HDF5 seems like a good choice for storing raw sensor data, but overkill for the small data sets that you can export from KeepTrack or Fitbit?

There are HDF5 libraries for most programming languages, and no doubt Real Programmers have no trouble figuring it out (including any problems due to the native code dependencies all these libraries have). But seeing how many people struggle to even read or write valid CSV or JSON files, this might have limited appeal…

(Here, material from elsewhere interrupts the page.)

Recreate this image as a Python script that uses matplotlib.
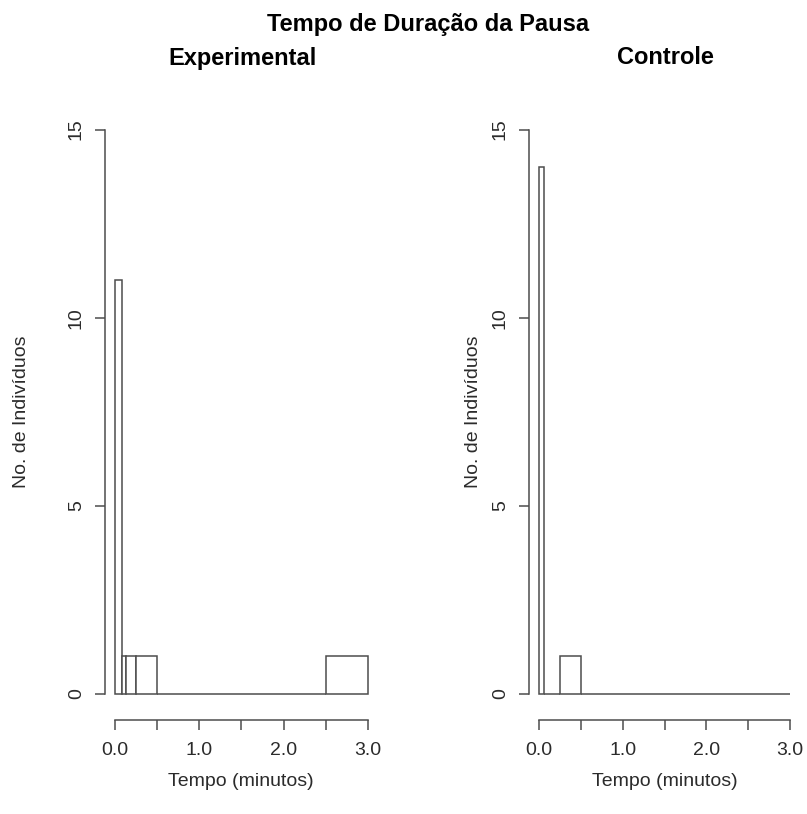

Thanks for your comments. HDFQS is primarily meant for people using multiple devices and apps. One of my primary struggles when doing QS early on was dealing with a large pile of exported CSV, XML, and binary files. Visualization and analysis became a pain, and ended up being “done later”. When that actually finally happened, I would sometimes see errors in how I was using a device, or taking data, and overall not having the benefit of getting feedback from the data.

While one app like KeepTrack might not generate much data by itself, being able to centralize data from many different sources, and easily query it for visualization, could make QS data more useful.

Sam

Makes sense; I was thinking of it more in terms of a data exchange format.

Presumably, HDF5 tools make importing and exporting CSV files easy, so this might be a good alternative to a directory with random CSV files…

Great work. I like the choice of HDF5, I use it in all my research.

I would like to store my QS data in a database, Im currently thinking of using DynamoDB. I would like to write a script that takes your thoroughly considered HDFQS format and saves it to a database. Also to create a script that does the reverse.

Have you considered this already?

EDIT: I found an example file here to test on

I’m currently finalizing a similar data structure using Cassandra, which will allow easier viewing of data in real time (as opposed to having to use git annex or other means to sync individual files for an update). The tradeoff is that it is more complex to get up and running.

I’ll be looking at writing a script to transfer data between HDFQS and the Cassandra-based system soon. Perhaps it will be useful for your work. Unfortunately, I haven’t used DynamoDB before.

Side note - it turned out that updating QSLife to display data in the Cassandra-based system was fairly straightforward. If you get to the point where you have a stable API and some example data using DynamoDB, I can add the DynamoDB interface into QSLife.

Hope this helps. Thanks for looking at HDFQS!

Sam

Cassandra is a good choice. In my experience, it’s very easy to set up for simple environments. Some people also tried running it on low power hardware like Raspberry Pi. Of course, it will not break the light speed limit on there, but 200 writes per second or RPi 1 or 2500 iops on a cluster of RPis 2 is more than enough for any home usage. On RPi 3 I believe it should work fine as a home server / sink for data (which is 10 times faster than RPi one). So, in the end it can even be run on cheap hardware 24/7 if needed.